Every time I read one of these stories, I have the same reaction. Not only do I want the perpetrators of these atrocities to die, I want them to die slowly and painfully. In fact, during these fantasies of righteous vengeance, my greatest wish is to be the one allowed to brutally send these disgusting killers off into hell.
My experience has been that most people feel the same way as I do.
What is different for me is that I have never been able to reconcile this desire for vengeance with my lifelong intellectual opposition to the death penalty.

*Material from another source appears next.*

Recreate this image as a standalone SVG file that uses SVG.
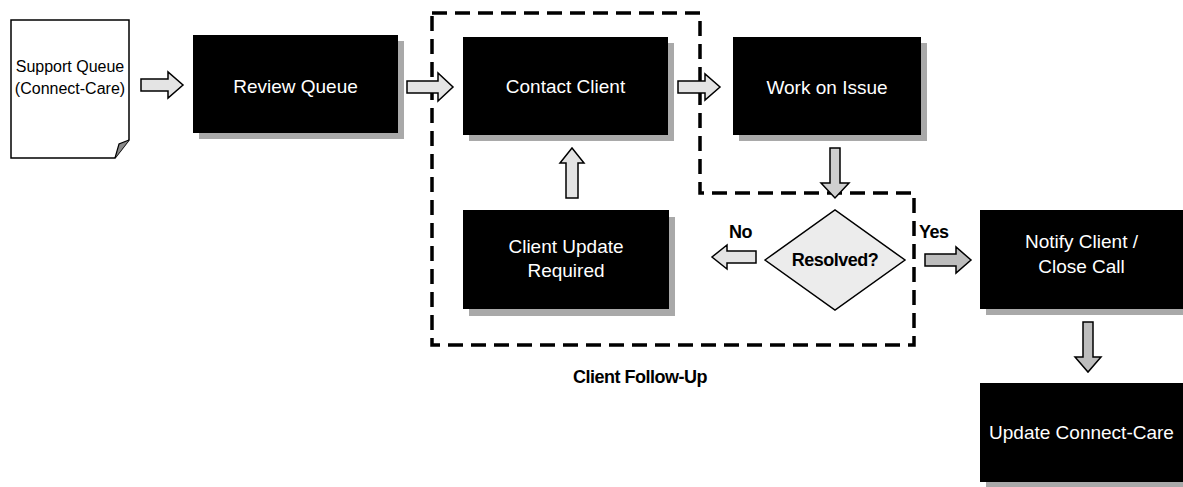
<svg xmlns="http://www.w3.org/2000/svg" width="1183" height="487" viewBox="0 0 1183 487">
<style>
.box{fill:#000}
.shadow{fill:#a9a9a9}
.lbl{font-family:"Liberation Sans",Arial,sans-serif;font-size:19px;fill:#fff;text-anchor:middle}
.doc{font-family:"Liberation Sans",Arial,sans-serif;font-size:16px;fill:#000;text-anchor:middle}
.bold{font-family:"Liberation Sans",Arial,sans-serif;font-weight:bold;font-size:18px;fill:#000;letter-spacing:-0.5px}
.arr{stroke:#000;stroke-width:1.5;stroke-linejoin:miter}
.light{fill:#e4e4e4}
.dark{fill:#bdbdbd}
.mid{fill:#d0d0d0}
.dash{fill:none;stroke:#000;stroke-width:3.5;stroke-dasharray:15 8}
</style>
<rect width="1183" height="487" fill="#fff"/>
<path class="dash" d="M432,13 H700 V193 H914 V345 H432 Z"/>
<g id="support-queue">
<path d="M11,20 H129 V140 L115,158 H11 Z" fill="#fff" stroke="#000" stroke-width="1.5"/>
<path d="M115,158 L119,144 L129,140" fill="#8a8a8a" stroke="#000" stroke-width="1.2"/>
<text class="doc" x="70" y="72">Support Queue</text>
<text class="doc" x="70" y="94">(Connect-Care)</text>
</g>
<g id="review-queue">
<rect class="shadow" x="199" y="41" width="205" height="98"/>
<rect class="box" x="193" y="35" width="205" height="98"/>
<text class="lbl" x="295.5" y="93">Review Queue</text>
</g>
<g id="contact-client">
<rect class="shadow" x="469" y="43" width="205" height="98"/>
<rect class="box" x="463" y="37" width="205" height="98"/>
<text class="lbl" x="565.5" y="93">Contact Client</text>
</g>
<g id="work-on-issue">
<rect class="shadow" x="739" y="43" width="188" height="98"/>
<rect class="box" x="733" y="37" width="188" height="98"/>
<text class="lbl" x="827" y="94">Work on Issue</text>
</g>
<g id="client-update">
<rect class="shadow" x="469" y="217" width="206" height="99"/>
<rect class="box" x="463" y="210" width="206" height="99"/>
<text class="lbl" x="566" y="253">Client Update</text>
<text class="lbl" x="566" y="277">Required</text>
</g>
<g id="resolved">
<path d="M765,260 L835,210 L905,260 L835,310 Z" fill="#ececec" stroke="#000" stroke-width="1.5"/>
<text class="bold" x="835" y="266" text-anchor="middle">Resolved?</text>
</g>
<g id="notify-client">
<rect class="shadow" x="986" y="216" width="205" height="99"/>
<rect class="box" x="980" y="210" width="205" height="99"/>
<text class="lbl" x="1081.5" y="248">Notify Client /</text>
<text class="lbl" x="1081.5" y="273">Close Call</text>
</g>
<g id="update-connect-care">
<rect class="shadow" x="986" y="389" width="205" height="99"/>
<rect class="box" x="980" y="383" width="205" height="99"/>
<text class="lbl" x="1081.5" y="439">Update Connect-Care</text>
</g>
<g id="connectors">
<path class="arr light" d="M141,79 H168 V72 L183,85 L168,98 V91 H141 Z"/>
<path class="arr light" d="M407,81 H438 V73 L453,87 L438,101 V93 H407 Z"/>
<path class="arr light" d="M678,81 H705 V74 L720,87 L705,100 V93 H678 Z"/>
<path class="arr light" d="M566,198 V163 H560 L572,148 L584,163 H578 V198 Z"/>
<path class="arr mid" d="M830,148 V183 H821 L835,198 L849,183 H840 V148 Z"/>
<path class="arr light" d="M756,251 H727 V245 L712,257 L727,269 V263 H756 Z"/>
<path class="arr dark" d="M925,254 H956 V247 L971,260 L956,273 V266 H925 Z"/>
<path class="arr dark" d="M1083,322 V357 H1075 L1088,372 L1101,357 H1093 V322 Z"/>
<text class="bold" x="729" y="238">No</text>
<text class="bold" x="919" y="238">Yes</text>
</g>
<text class="bold" x="573" y="383" font-size="19">Client Follow-Up</text>
</svg>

Since I am Catholic and pro-life, liberals generally tend to respond to my conflicted position on the death penalty with some form of the inanity, “Well, at least you’re consistent.” It is ridiculous to compare the innocent life of a child to an adult who has committed terrible evil. Those who do, take the ignorance of moral relativism to a new low.
Nor does my religion require me to oppose the death penalty, despite what many may think. The canon law of the Catholic Church allows Catholics to support the imposition of the death penalty in the case of heinous crimes. So, while the U.S. conference of Catholic Bishops and even our Holy Father may oppose the death penalty, it is left to each individual Catholic to decide, within specific guidelines, whether or not to support the death penalty.
Catholicism has always made a moral distinction between the destruction of innocent life - which is always wrong, and the death penalty, which St. Thomas Aquinas referred to as an “excision of a member, because it became putrid or infectious to the other members.”
No, it is not my faith that it is the source of my doubt, although I cannot deny the influence of Catholic self-examination in my thinking, but an essay I read thirty years ago written in 1957 by Albert Camus entitled “Reflections on the Guillotine.”
In “Reflections on the Guillotine,” Camus makes the argument that the death penalty is not a deterrent to crime, and Western Civilization is, by its actions if not its rhetoric, ashamed of its use.
The essay illustrates the failure of deterrence by citing “when pickpockets were hung in England, other pickpockets exercised their talents in the crowd surrounding the scaffold where their colleague was being hanged.”
That the death penalty does not deter murder seems to me self-evident and a matter of common sense. Who, but someone who wants to be caught and punished, would commit such vile deeds if they expected to get caught and executed? Criminals don’t think they’ll get caught and their compulsions to evil are so strong that they cannot even think their actions through to their logical consequence and subsequent punishment.
Life in prison, without the possibility of parole, deters anyone who can be deterred.
If we truly believed in the deterrent power of the death penalty, then we would demand that all executions be televised and that all of our children watch. For if deterrence is to be wholly believed, we would be well on our way to eliminating murder.
But, we don’t do that. We hide our executions behind prison walls and leave it to a faceless nameless bureaucracy to kill for us with no cameras allowed. Like dirty pictures hidden in a drawer, we hide our executions from our children because on some level we know that they represent one thing and one thing only - vengeance.
Add to these arguments, the modern realization that after DNA analysis, hundreds of death row inmates were innocent, and you have a compelling argument against the death penalty.
I am not trying to convince anyone to be either for or against the death penalty.
My entire purpose in writing this column is to explore the issue and admit my own doubt.
If I were a politician, I could not write this column. In modern American politics, to admit doubt about any issue is to invite attack from both the left and the right, and our country is the poorer for our lack of real debate on the major issues of our time.
The burden for conservatives is that our ideology demands we place reason above emotion. What works is supposed to be more important than what feels good.
So, as a conservative, if I cannot refute the arguments in “Reflections on The Guillotine,” even after thirty years of trying, then I must acknowledge their validity.
I have very little empathy for liberals who promote failed policies because they “feel good,” but what little empathy I do have comes from my conflicted death penalty stance.
For thirty years, I have placed the arguments against the death penalty - arguments whose validity I cannot deny - on a forgotten shelf in the back of my mind and passively supported the death penalty.
It is not within me to forswear vengeance when confronted with the reality of a tortured and murdered child, and I don’t know whether that makes me a strong man or a weak one. I do know that when I experience the thirst for vengeance, I am as far away from God as I have ever been.
The day I read that horrible story, I prayed for the soul of three year old Kyle Smith, then, I got up, went into the room where my nine year old son was playing, hugged him tightly to me and told him I loved him.
I didn’t know what else to do -- and maybe I never will.